Seattle's city government and public library system collectively store tens of thousands of duplicate digital images across their servers — and the bill for all that redundancy is climbing. An examination of municipal IT procurement records and library system budget filings shows the problem is no longer trivial. Duplicate image files, ranging from scanned permit documents at the Seattle Department of Construction and Inspections to event photography archived by Seattle Parks and Recreation, represent a measurable drag on public infrastructure.
The timing matters because the City of Seattle's 2026 technology budget, approved by the City Council in December 2025, earmarked roughly $4.2 million for cloud storage migration across multiple departments. IT administrators working inside that migration have flagged duplicate-image proliferation as one of the top three cost drivers inflating storage estimates, alongside video surveillance footage and GIS mapping data. When storage bills scale by the terabyte, duplicate JPEGs and TIFFs that nobody has audited in years become a fiscal problem, not just a housekeeping one.
The Scale of the Problem in Seattle's Public Systems
The Seattle Public Library system alone manages digital collections across its 27 branches, from the Central Library on Fourth Avenue to the Rainier Beach branch on South Henderson Street. Library staff have documented that their digital asset management platform contains image files where duplication rates — the share of stored files that are near-identical copies — run higher than many peer institutions would consider acceptable. The Washington State Library, which provides benchmarking data to member systems, has noted in its annual digital preservation reports that unmanaged duplicate content typically accounts for between 15 and 30 percent of total image storage volume at mid-to-large public library systems.
At the city government level, the Department of Neighborhoods maintains a photo archive tied to its Historic Preservation Program, which documents properties across districts including Pioneer Square, Capitol Hill, and the Chinatown-International District. That archive has grown substantially since the program expanded its digital intake in 2019. Without an automated deduplication pass, files captured by different staff members at the same property accumulate across folders. A single Queen Anne Victorian photographed for a landmark nomination can generate a dozen near-identical variants — raw files, edited exports, web-compressed versions — each stored separately.
The cost arithmetic is straightforward. Cloud storage pricing for government contracts through platforms commonly used in Washington State public procurement runs roughly $20 to $25 per terabyte per month for standard-tier storage. If a mid-sized city department is carrying 10 terabytes of duplicated images — a conservative estimate based on comparable municipal audits in Portland and Denver — that represents $200 to $250 per month in avoidable spending.

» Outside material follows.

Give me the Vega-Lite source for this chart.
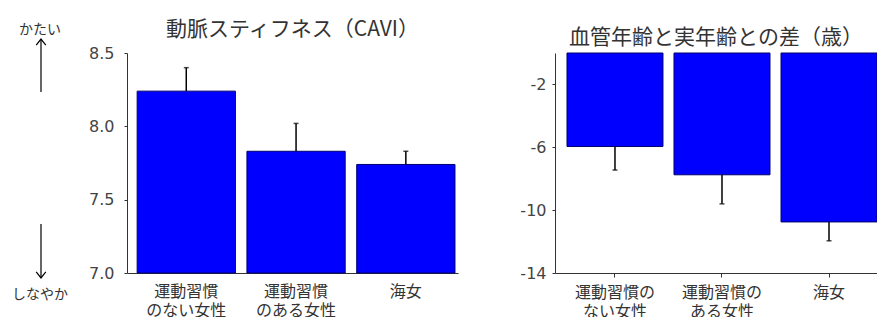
{
  "$schema": "https://vega.github.io/schema/vega-lite/v6.json",
  "padding": {"left": 0, "top": 19, "right": 0, "bottom": 0},
  "background": "white",
  "config": {
    "view": {"stroke": null},
    "font": "Noto Sans CJK JP",
    "axis": {"domainColor": "#333", "tickColor": "#333", "labelColor": "#444", "grid": false, "domainWidth": 1, "tickWidth": 1, "labelOverlap": false},
    "title": {"font": "Noto Sans CJK JP", "fontSize": 21, "fontWeight": "normal", "color": "#333", "baseline": "bottom", "offset": 5, "anchor": "middle"}
  },
  "datasets": {
    "cavi": [
      {"group": "運動習慣のない女性", "value": 8.24, "upper": 8.40},
      {"group": "運動習慣のある女性", "value": 7.83, "upper": 8.02},
      {"group": "海女", "value": 7.74, "upper": 7.83}
    ],
    "age": [
      {"group": "運動習慣のない女性", "value": -5.95, "lower": -7.45},
      {"group": "運動習慣のある女性", "value": -7.75, "lower": -9.6},
      {"group": "海女", "value": -10.75, "lower": -11.95}
    ],
    "notes": [
      {"label": "かたい", "y": 8.66},
      {"label": "しなやか", "y": 6.853}
    ],
    "arrows": [
      {"from": 8.234, "tip": 8.595, "head": "up"},
      {"from": 7.334, "tip": 6.966, "head": "down"}
    ]
  },
  "bounds": "flush",
  "spacing": 97,
  "hconcat": [
    {
      "width": 30,
      "height": 220,
      "layer": [
        {
          "data": {"name": "notes"},
          "mark": {"type": "text", "fontSize": 14, "color": "#333", "baseline": "middle", "align": "center", "font": "Noto Sans CJK JP"},
          "encoding": {
            "x": {"datum": 4, "type": "quantitative", "scale": {"domain": [0, 3]}, "axis": null},
            "y": {"field": "y", "type": "quantitative", "scale": {"domain": [7, 8.5], "zero": false, "nice": false}, "axis": null},
            "text": {"field": "label"}
          }
        },
        {
          "data": {"name": "arrows"},
          "mark": {"type": "rule", "color": "black", "strokeWidth": 1.2},
          "encoding": {
            "x": {"datum": 4.1, "type": "quantitative", "axis": null},
            "y": {"field": "from", "type": "quantitative", "axis": null},
            "y2": {"field": "tip"}
          }
        },
        {
          "data": {"name": "arrows"},
          "mark": {"type": "point", "filled": false, "stroke": "black", "strokeWidth": 1.2, "size": 144, "opacity": 1},
          "encoding": {
            "x": {"datum": 4.1, "type": "quantitative", "axis": null},
            "y": {"field": "tip", "type": "quantitative", "axis": null},
            "shape": {"field": "head", "type": "nominal", "legend": null, "scale": {"domain": ["up", "down"], "range": ["M-0.8,1L0,0L0.8,1", "M-0.8,-1L0,0L0.8,-1"]}}
          }
        }
      ]
    },
    {
      "width": 331,
      "height": 220,
      "title": "動脈スティフネス（CAVI）",
      "data": {"name": "cavi"},
      "encoding": {
        "x": {
          "field": "group", "type": "nominal", "sort": null, "title": null,
          "scale": {"paddingInner": 0.105, "paddingOuter": 0.06, "align": 0.77},
          "axis": {"labelAngle": 0, "tickSize": 0, "labelPadding": 10, "labelFont": "Noto Sans CJK JP", "labelFontSize": 16, "labelLineHeight": 19, "labelColor": "#333", "labelExpr": "length(datum.label) > 2 ? [slice(datum.label, 0, 4), slice(datum.label, 4)] : datum.label"}
        }
      },
      "layer": [
        {
          "mark": {"type": "bar", "fill": "#0000ff", "stroke": "#00006e", "strokeWidth": 1},
          "encoding": {
            "y": {
              "field": "value", "type": "quantitative", "title": null,
              "scale": {"domain": [7, 8.5], "zero": false, "nice": false},
              "axis": {
                "values": [7, 7.25, 7.5, 7.75, 8, 8.25, 8.5],
                "labelOverlap": false, "labelBound": false, "labelFlush": false,
                "labelExpr": "datum.value % 0.5 == 0 ? format(datum.value, '.1f') : ''",
                "tickSize": 3,
                "labelFont": "DejaVu Sans", "labelFontSize": 16, "labelPadding": 10
              }
            },
            "y2": {"datum": 7}
          }
        },
        {
          "mark": {"type": "rule", "color": "black", "strokeWidth": 1.5},
          "encoding": {
            "y": {"field": "value", "type": "quantitative", "title": null},
            "y2": {"field": "upper"}
          }
        },
        {
          "mark": {"type": "tick", "size": 5, "thickness": 1.5, "color": "black", "orient": "horizontal"},
          "encoding": {
            "y": {"field": "upper", "type": "quantitative", "title": null}
          }
        }
      ]
    },
    {
      "width": 322,
      "height": 220,
      "title": "血管年齢と実年齢との差（歳）",
      "data": {"name": "age"},
      "encoding": {
        "x": {
          "field": "group", "type": "nominal", "sort": null, "title": null,
          "scale": {"paddingInner": 0.103, "paddingOuter": 0.056, "align": 1},
          "axis": {"labelAngle": 0, "tickSize": 4, "labelPadding": 7, "labelFont": "Noto Sans CJK JP", "labelFontSize": 16, "labelLineHeight": 19, "labelColor": "#333", "labelExpr": "length(datum.label) > 2 ? [slice(datum.label, 0, 5), slice(datum.label, 5)] : datum.label"}
        }
      },
      "layer": [
        {
          "mark": {"type": "bar", "fill": "#0000ff", "stroke": "#00006e", "strokeWidth": 1},
          "encoding": {
            "y": {
              "field": "value", "type": "quantitative", "title": null,
              "scale": {"domain": [-14, 0], "zero": false, "nice": false},
              "axis": {
                "values": [-14, -12, -10, -8, -6, -4, -2, 0],
                "labelOverlap": false, "labelBound": false, "labelFlush": false,
                "labelExpr": "toString(datum.value)",
                "tickSize": 3,
                "labelFont": "DejaVu Sans", "labelFontSize": 16, "labelPadding": 6
              }
            },
            "y2": {"datum": 0}
          }
        },
        {
          "mark": {"type": "rule", "color": "black", "strokeWidth": 1.5},
          "encoding": {
            "y": {"field": "value", "type": "quantitative", "title": null},
            "y2": {"field": "lower"}
          }
        },
        {
          "mark": {"type": "tick", "size": 5, "thickness": 1.5, "color": "black", "orient": "horizontal"},
          "encoding": {
            "y": {"field": "lower", "type": "quantitative", "title": null}
          }
        }
      ]
    }
  ]
}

Across a dozen departments over a fiscal year, the figure crosses six figures without anyone having made a conscious decision to spend it.
What Deduplication Actually Looks Like — and What Comes Next
Duplicate image replacement is a specific technical process distinct from simple file deletion. It involves identifying files with matching or near-matching hash values or perceptual fingerprints, designating a canonical version, replacing redundant copies with pointers or lower-resolution proxies, and updating any internal links or database records that referenced the old file paths. Done wrong, it breaks websites, internal portals, and archive search tools. The Seattle IT Department's Digital Equity Initiative, which has a public-facing component centered on digital access at community centers in South Park and the Central District, depends on stable image links for its training materials. A botched deduplication run could quietly break dozens of instructional pages.
Several Seattle institutions are now evaluating dedicated deduplication tooling. The standard procurement cycle for software of this type runs three to six months under Seattle's technology acquisition rules, meaning any contracts initiated this summer would likely take effect in late 2026 or early 2027. For residents and community organizations that interact with city digital services — from pulling permit photos to searching library digital collections — the practical payoff is faster load times and more reliable archives. For budget watchdogs, the payoff is simpler: less money spent storing the same image twice.